Output the material below unchanged, apart from leaving out the pictures.

── Given data

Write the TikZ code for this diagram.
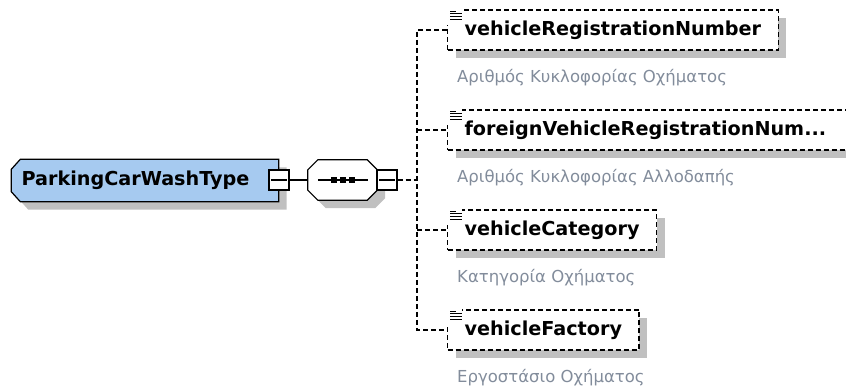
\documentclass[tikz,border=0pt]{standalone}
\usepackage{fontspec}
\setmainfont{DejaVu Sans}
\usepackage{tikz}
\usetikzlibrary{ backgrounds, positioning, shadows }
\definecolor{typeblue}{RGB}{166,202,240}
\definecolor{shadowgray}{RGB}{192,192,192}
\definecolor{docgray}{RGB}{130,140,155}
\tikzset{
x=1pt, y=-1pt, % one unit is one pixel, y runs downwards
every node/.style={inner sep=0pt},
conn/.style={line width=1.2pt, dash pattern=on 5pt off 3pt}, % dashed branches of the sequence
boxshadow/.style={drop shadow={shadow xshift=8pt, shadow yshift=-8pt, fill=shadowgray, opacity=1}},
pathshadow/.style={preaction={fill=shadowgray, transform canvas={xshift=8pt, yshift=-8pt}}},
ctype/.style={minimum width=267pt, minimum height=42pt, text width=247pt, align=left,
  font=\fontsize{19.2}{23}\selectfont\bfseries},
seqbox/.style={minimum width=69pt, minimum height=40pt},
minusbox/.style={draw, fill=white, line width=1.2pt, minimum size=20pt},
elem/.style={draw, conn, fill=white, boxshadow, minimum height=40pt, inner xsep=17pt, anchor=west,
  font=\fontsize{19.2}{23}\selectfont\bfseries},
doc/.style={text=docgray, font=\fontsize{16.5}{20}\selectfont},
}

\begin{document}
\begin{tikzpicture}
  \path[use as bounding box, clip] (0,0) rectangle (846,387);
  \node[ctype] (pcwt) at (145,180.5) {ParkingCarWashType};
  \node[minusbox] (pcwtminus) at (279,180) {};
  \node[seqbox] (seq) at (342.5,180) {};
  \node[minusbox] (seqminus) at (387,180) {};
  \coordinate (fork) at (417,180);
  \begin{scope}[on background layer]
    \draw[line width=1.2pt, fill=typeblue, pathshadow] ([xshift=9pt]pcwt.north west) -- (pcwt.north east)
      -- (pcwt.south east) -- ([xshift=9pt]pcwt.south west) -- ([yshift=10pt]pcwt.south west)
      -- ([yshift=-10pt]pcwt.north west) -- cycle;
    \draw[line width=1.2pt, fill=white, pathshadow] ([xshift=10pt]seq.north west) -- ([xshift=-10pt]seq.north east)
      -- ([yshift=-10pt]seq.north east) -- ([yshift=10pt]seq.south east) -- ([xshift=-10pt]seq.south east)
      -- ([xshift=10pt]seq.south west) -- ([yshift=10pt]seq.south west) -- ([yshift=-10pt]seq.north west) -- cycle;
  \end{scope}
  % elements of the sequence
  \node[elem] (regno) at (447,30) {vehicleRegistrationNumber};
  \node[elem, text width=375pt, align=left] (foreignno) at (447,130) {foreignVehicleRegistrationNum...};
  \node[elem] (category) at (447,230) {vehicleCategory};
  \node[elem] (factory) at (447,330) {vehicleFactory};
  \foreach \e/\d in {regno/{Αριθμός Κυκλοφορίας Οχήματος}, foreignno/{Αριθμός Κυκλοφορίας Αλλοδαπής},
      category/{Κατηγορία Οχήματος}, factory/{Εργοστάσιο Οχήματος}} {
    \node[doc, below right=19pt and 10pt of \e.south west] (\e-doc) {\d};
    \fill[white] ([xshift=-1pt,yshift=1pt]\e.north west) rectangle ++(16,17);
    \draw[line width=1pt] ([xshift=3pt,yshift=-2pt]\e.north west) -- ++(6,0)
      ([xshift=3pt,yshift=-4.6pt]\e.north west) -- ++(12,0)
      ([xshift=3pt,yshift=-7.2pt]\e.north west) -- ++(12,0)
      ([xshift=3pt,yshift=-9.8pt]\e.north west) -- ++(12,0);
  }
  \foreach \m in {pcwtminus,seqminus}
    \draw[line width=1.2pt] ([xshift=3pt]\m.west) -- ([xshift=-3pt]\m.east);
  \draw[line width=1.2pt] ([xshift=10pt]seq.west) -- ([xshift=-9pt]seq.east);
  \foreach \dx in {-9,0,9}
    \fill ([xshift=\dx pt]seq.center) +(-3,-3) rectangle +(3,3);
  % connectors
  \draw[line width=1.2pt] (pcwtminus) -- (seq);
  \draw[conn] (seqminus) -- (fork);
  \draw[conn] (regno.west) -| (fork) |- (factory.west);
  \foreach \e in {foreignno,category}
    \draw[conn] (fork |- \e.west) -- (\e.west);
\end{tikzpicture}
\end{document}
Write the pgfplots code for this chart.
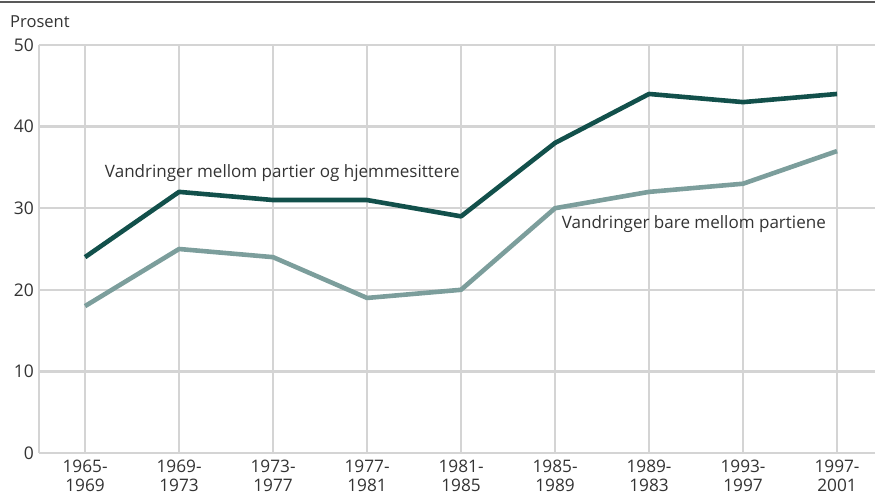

────

• _Problem solution_:
Write the TikZ code for this diagram.
\documentclass[tikz,border=0pt]{standalone}
\usepackage{fontspec}
\setmainfont{DejaVu Sans}
\usepackage{tikz}
\usetikzlibrary{ backgrounds, positioning, shadows }
\definecolor{typeblue}{RGB}{166,202,240}
\definecolor{shadowgray}{RGB}{192,192,192}
\definecolor{docgray}{RGB}{130,140,155}
\tikzset{
x=1pt, y=-1pt, % one unit is one pixel, y runs downwards
every node/.style={inner sep=0pt},
conn/.style={line width=1.2pt, dash pattern=on 5pt off 3pt}, % dashed branches of the sequence
boxshadow/.style={drop shadow={shadow xshift=8pt, shadow yshift=-8pt, fill=shadowgray, opacity=1}},
pathshadow/.style={preaction={fill=shadowgray, transform canvas={xshift=8pt, yshift=-8pt}}},
ctype/.style={minimum width=267pt, minimum height=42pt, text width=247pt, align=left,
  font=\fontsize{19.2}{23}\selectfont\bfseries},
seqbox/.style={minimum width=69pt, minimum height=40pt},
minusbox/.style={draw, fill=white, line width=1.2pt, minimum size=20pt},
elem/.style={draw, conn, fill=white, boxshadow, minimum height=40pt, inner xsep=17pt, anchor=west,
  font=\fontsize{19.2}{23}\selectfont\bfseries},
doc/.style={text=docgray, font=\fontsize{16.5}{20}\selectfont},
}

\begin{document}
\begin{tikzpicture}
  \path[use as bounding box, clip] (0,0) rectangle (846,387);
  \node[ctype] (pcwt) at (145,180.5) {ParkingCarWashType};
  \node[minusbox] (pcwtminus) at (279,180) {};
  \node[seqbox] (seq) at (342.5,180) {};
  \node[minusbox] (seqminus) at (387,180) {};
  \coordinate (fork) at (417,180);
  \begin{scope}[on background layer]
    \draw[line width=1.2pt, fill=typeblue, pathshadow] ([xshift=9pt]pcwt.north west) -- (pcwt.north east)
      -- (pcwt.south east) -- ([xshift=9pt]pcwt.south west) -- ([yshift=10pt]pcwt.south west)
      -- ([yshift=-10pt]pcwt.north west) -- cycle;
    \draw[line width=1.2pt, fill=white, pathshadow] ([xshift=10pt]seq.north west) -- ([xshift=-10pt]seq.north east)
      -- ([yshift=-10pt]seq.north east) -- ([yshift=10pt]seq.south east) -- ([xshift=-10pt]seq.south east)
      -- ([xshift=10pt]seq.south west) -- ([yshift=10pt]seq.south west) -- ([yshift=-10pt]seq.north west) -- cycle;
  \end{scope}
  % elements of the sequence
  \node[elem] (regno) at (447,30) {vehicleRegistrationNumber};
  \node[elem, text width=375pt, align=left] (foreignno) at (447,130) {foreignVehicleRegistrationNum...};
  \node[elem] (category) at (447,230) {vehicleCategory};
  \node[elem] (factory) at (447,330) {vehicleFactory};
  \foreach \e/\d in {regno/{Αριθμός Κυκλοφορίας Οχήματος}, foreignno/{Αριθμός Κυκλοφορίας Αλλοδαπής},
      category/{Κατηγορία Οχήματος}, factory/{Εργοστάσιο Οχήματος}} {
    \node[doc, below right=19pt and 10pt of \e.south west] (\e-doc) {\d};
    \fill[white] ([xshift=-1pt,yshift=1pt]\e.north west) rectangle ++(16,17);
    \draw[line width=1pt] ([xshift=3pt,yshift=-2pt]\e.north west) -- ++(6,0)
      ([xshift=3pt,yshift=-4.6pt]\e.north west) -- ++(12,0)
      ([xshift=3pt,yshift=-7.2pt]\e.north west) -- ++(12,0)
      ([xshift=3pt,yshift=-9.8pt]\e.north west) -- ++(12,0);
  }
  \foreach \m in {pcwtminus,seqminus}
    \draw[line width=1.2pt] ([xshift=3pt]\m.west) -- ([xshift=-3pt]\m.east);
  \draw[line width=1.2pt] ([xshift=10pt]seq.west) -- ([xshift=-9pt]seq.east);
  \foreach \dx in {-9,0,9}
    \fill ([xshift=\dx pt]seq.center) +(-3,-3) rectangle +(3,3);
  % connectors
  \draw[line width=1.2pt] (pcwtminus) -- (seq);
  \draw[conn] (seqminus) -- (fork);
  \draw[conn] (regno.west) -| (fork) |- (factory.west);
  \foreach \e in {foreignno,category}
    \draw[conn] (fork |- \e.west) -- (\e.west);
\end{tikzpicture}
\end{document}
Write the pgfplots code for this chart.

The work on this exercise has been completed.